● Given exercise
Transcribe the listing in full, excluding any pictures.

● Material provided

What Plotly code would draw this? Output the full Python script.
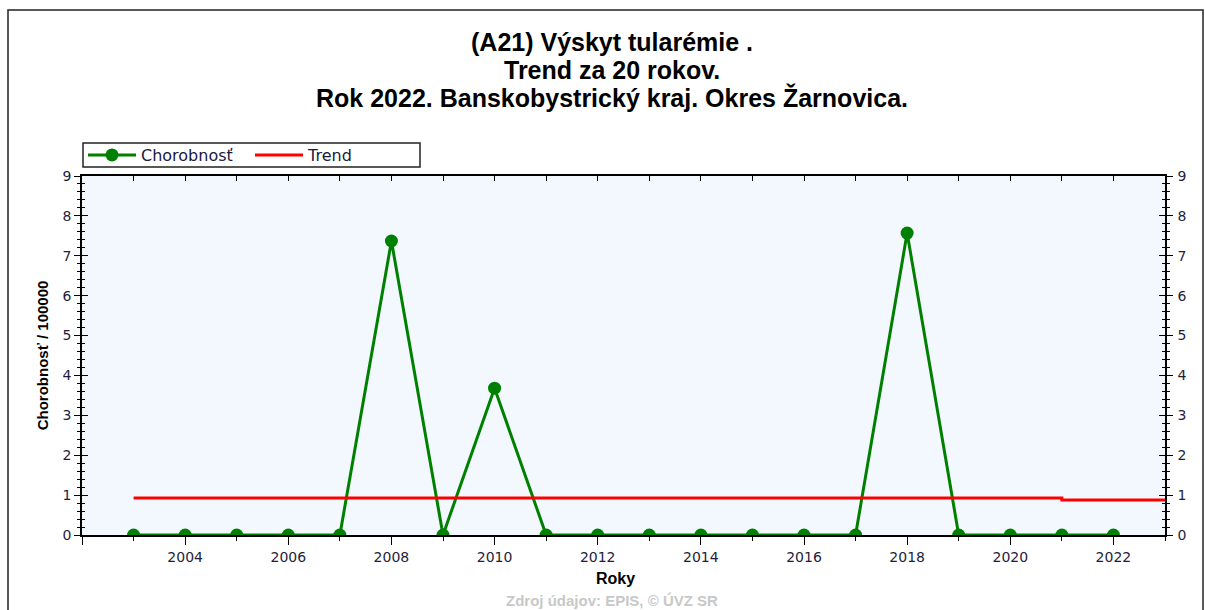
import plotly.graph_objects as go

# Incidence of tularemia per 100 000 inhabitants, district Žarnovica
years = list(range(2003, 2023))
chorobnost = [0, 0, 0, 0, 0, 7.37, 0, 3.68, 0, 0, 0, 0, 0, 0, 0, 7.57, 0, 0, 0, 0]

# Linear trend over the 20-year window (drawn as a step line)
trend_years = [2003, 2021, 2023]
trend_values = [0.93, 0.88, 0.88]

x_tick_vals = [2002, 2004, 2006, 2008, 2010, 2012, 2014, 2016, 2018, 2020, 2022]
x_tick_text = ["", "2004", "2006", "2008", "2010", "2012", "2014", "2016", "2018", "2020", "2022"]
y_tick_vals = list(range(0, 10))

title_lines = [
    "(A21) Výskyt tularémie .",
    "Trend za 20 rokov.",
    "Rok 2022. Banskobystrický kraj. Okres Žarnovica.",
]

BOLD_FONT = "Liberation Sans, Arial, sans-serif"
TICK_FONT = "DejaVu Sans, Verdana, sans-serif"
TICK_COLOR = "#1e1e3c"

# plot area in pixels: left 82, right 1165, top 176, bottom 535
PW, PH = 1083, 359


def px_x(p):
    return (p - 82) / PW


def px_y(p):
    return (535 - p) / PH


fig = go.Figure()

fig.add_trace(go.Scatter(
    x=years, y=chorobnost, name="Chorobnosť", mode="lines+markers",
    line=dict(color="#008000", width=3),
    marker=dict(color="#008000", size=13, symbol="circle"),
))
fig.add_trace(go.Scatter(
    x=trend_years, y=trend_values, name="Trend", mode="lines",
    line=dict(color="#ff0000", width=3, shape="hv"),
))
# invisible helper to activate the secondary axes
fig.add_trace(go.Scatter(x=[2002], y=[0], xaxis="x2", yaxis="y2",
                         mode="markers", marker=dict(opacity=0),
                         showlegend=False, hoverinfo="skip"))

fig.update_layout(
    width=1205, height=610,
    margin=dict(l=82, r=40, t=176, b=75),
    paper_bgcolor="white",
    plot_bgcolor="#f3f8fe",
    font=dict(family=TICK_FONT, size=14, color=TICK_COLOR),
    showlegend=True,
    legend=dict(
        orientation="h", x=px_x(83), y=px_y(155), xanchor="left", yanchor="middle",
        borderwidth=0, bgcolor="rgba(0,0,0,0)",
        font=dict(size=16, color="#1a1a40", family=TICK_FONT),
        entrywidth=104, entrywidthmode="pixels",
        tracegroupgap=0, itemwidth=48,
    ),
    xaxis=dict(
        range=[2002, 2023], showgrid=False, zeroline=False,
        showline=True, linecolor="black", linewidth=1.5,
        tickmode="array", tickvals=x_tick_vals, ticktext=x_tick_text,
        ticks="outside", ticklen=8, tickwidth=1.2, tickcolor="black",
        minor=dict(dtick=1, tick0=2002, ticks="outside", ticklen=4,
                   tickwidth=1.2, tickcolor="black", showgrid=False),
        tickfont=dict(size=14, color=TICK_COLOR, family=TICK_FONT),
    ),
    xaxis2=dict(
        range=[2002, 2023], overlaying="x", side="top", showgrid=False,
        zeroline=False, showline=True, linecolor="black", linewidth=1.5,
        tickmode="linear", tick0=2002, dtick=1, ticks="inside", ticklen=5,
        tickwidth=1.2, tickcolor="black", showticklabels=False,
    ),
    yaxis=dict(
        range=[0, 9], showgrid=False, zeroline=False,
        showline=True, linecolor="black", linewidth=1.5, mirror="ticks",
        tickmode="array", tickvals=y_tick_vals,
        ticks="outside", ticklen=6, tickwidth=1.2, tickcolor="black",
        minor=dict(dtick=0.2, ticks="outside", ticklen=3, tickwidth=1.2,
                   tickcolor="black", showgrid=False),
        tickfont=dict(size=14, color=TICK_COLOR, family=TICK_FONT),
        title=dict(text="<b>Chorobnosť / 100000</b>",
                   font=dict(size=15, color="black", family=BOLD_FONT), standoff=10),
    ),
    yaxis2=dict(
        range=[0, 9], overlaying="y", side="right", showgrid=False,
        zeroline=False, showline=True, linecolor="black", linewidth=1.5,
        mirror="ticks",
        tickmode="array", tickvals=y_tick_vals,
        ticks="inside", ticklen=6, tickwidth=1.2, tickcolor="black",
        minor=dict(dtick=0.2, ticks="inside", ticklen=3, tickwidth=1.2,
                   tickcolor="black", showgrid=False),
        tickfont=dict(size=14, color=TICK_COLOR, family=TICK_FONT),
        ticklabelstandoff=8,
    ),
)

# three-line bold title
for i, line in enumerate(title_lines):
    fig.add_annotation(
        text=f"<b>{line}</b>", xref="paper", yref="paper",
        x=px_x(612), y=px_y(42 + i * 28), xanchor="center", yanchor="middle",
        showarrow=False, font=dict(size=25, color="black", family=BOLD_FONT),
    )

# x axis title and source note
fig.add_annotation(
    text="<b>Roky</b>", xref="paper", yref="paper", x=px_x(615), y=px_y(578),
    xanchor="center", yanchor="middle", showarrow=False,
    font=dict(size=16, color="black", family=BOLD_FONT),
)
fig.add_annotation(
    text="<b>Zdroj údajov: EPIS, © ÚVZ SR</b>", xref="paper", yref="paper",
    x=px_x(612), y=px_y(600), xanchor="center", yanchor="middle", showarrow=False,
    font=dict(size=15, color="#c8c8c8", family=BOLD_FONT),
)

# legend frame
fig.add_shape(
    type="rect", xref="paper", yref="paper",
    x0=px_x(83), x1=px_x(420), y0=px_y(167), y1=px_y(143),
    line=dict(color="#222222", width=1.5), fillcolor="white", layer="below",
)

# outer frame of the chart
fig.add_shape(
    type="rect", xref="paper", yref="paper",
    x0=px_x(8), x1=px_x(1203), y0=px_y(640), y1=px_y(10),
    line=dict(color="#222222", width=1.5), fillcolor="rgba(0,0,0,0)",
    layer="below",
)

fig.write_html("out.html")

● Answer to this exercise
What Plotly code would draw this? Output the full Python script.
import plotly.graph_objects as go

# Incidence of tularemia per 100 000 inhabitants, district Žarnovica
years = list(range(2003, 2023))
chorobnost = [0, 0, 0, 0, 0, 7.37, 0, 3.68, 0, 0, 0, 0, 0, 0, 0, 7.57, 0, 0, 0, 0]

# Linear trend over the 20-year window (drawn as a step line)
trend_years = [2003, 2021, 2023]
trend_values = [0.93, 0.88, 0.88]

x_tick_vals = [2002, 2004, 2006, 2008, 2010, 2012, 2014, 2016, 2018, 2020, 2022]
x_tick_text = ["", "2004", "2006", "2008", "2010", "2012", "2014", "2016", "2018", "2020", "2022"]
y_tick_vals = list(range(0, 10))

title_lines = [
    "(A21) Výskyt tularémie .",
    "Trend za 20 rokov.",
    "Rok 2022. Banskobystrický kraj. Okres Žarnovica.",
]

BOLD_FONT = "Liberation Sans, Arial, sans-serif"
TICK_FONT = "DejaVu Sans, Verdana, sans-serif"
TICK_COLOR = "#1e1e3c"

# plot area in pixels: left 82, right 1165, top 176, bottom 535
PW, PH = 1083, 359


def px_x(p):
    return (p - 82) / PW


def px_y(p):
    return (535 - p) / PH


fig = go.Figure()

fig.add_trace(go.Scatter(
    x=years, y=chorobnost, name="Chorobnosť", mode="lines+markers",
    line=dict(color="#008000", width=3),
    marker=dict(color="#008000", size=13, symbol="circle"),
))
fig.add_trace(go.Scatter(
    x=trend_years, y=trend_values, name="Trend", mode="lines",
    line=dict(color="#ff0000", width=3, shape="hv"),
))
# invisible helper to activate the secondary axes
fig.add_trace(go.Scatter(x=[2002], y=[0], xaxis="x2", yaxis="y2",
                         mode="markers", marker=dict(opacity=0),
                         showlegend=False, hoverinfo="skip"))

fig.update_layout(
    width=1205, height=610,
    margin=dict(l=82, r=40, t=176, b=75),
    paper_bgcolor="white",
    plot_bgcolor="#f3f8fe",
    font=dict(family=TICK_FONT, size=14, color=TICK_COLOR),
    showlegend=True,
    legend=dict(
        orientation="h", x=px_x(83), y=px_y(155), xanchor="left", yanchor="middle",
        borderwidth=0, bgcolor="rgba(0,0,0,0)",
        font=dict(size=16, color="#1a1a40", family=TICK_FONT),
        entrywidth=104, entrywidthmode="pixels",
        tracegroupgap=0, itemwidth=48,
    ),
    xaxis=dict(
        range=[2002, 2023], showgrid=False, zeroline=False,
        showline=True, linecolor="black", linewidth=1.5,
        tickmode="array", tickvals=x_tick_vals, ticktext=x_tick_text,
        ticks="outside", ticklen=8, tickwidth=1.2, tickcolor="black",
        minor=dict(dtick=1, tick0=2002, ticks="outside", ticklen=4,
                   tickwidth=1.2, tickcolor="black", showgrid=False),
        tickfont=dict(size=14, color=TICK_COLOR, family=TICK_FONT),
    ),
    xaxis2=dict(
        range=[2002, 2023], overlaying="x", side="top", showgrid=False,
        zeroline=False, showline=True, linecolor="black", linewidth=1.5,
        tickmode="linear", tick0=2002, dtick=1, ticks="inside", ticklen=5,
        tickwidth=1.2, tickcolor="black", showticklabels=False,
    ),
    yaxis=dict(
        range=[0, 9], showgrid=False, zeroline=False,
        showline=True, linecolor="black", linewidth=1.5, mirror="ticks",
        tickmode="array", tickvals=y_tick_vals,
        ticks="outside", ticklen=6, tickwidth=1.2, tickcolor="black",
        minor=dict(dtick=0.2, ticks="outside", ticklen=3, tickwidth=1.2,
                   tickcolor="black", showgrid=False),
        tickfont=dict(size=14, color=TICK_COLOR, family=TICK_FONT),
        title=dict(text="<b>Chorobnosť / 100000</b>",
                   font=dict(size=15, color="black", family=BOLD_FONT), standoff=10),
    ),
    yaxis2=dict(
        range=[0, 9], overlaying="y", side="right", showgrid=False,
        zeroline=False, showline=True, linecolor="black", linewidth=1.5,
        mirror="ticks",
        tickmode="array", tickvals=y_tick_vals,
        ticks="inside", ticklen=6, tickwidth=1.2, tickcolor="black",
        minor=dict(dtick=0.2, ticks="inside", ticklen=3, tickwidth=1.2,
                   tickcolor="black", showgrid=False),
        tickfont=dict(size=14, color=TICK_COLOR, family=TICK_FONT),
        ticklabelstandoff=8,
    ),
)

# three-line bold title
for i, line in enumerate(title_lines):
    fig.add_annotation(
        text=f"<b>{line}</b>", xref="paper", yref="paper",
        x=px_x(612), y=px_y(42 + i * 28), xanchor="center", yanchor="middle",
        showarrow=False, font=dict(size=25, color="black", family=BOLD_FONT),
    )

# x axis title and source note
fig.add_annotation(
    text="<b>Roky</b>", xref="paper", yref="paper", x=px_x(615), y=px_y(578),
    xanchor="center", yanchor="middle", showarrow=False,
    font=dict(size=16, color="black", family=BOLD_FONT),
)
fig.add_annotation(
    text="<b>Zdroj údajov: EPIS, © ÚVZ SR</b>", xref="paper", yref="paper",
    x=px_x(612), y=px_y(600), xanchor="center", yanchor="middle", showarrow=False,
    font=dict(size=15, color="#c8c8c8", family=BOLD_FONT),
)

# legend frame
fig.add_shape(
    type="rect", xref="paper", yref="paper",
    x0=px_x(83), x1=px_x(420), y0=px_y(167), y1=px_y(143),
    line=dict(color="#222222", width=1.5), fillcolor="white", layer="below",
)

# outer frame of the chart
fig.add_shape(
    type="rect", xref="paper", yref="paper",
    x0=px_x(8), x1=px_x(1203), y0=px_y(640), y1=px_y(10),
    line=dict(color="#222222", width=1.5), fillcolor="rgba(0,0,0,0)",
    layer="below",
)

fig.write_html("out.html")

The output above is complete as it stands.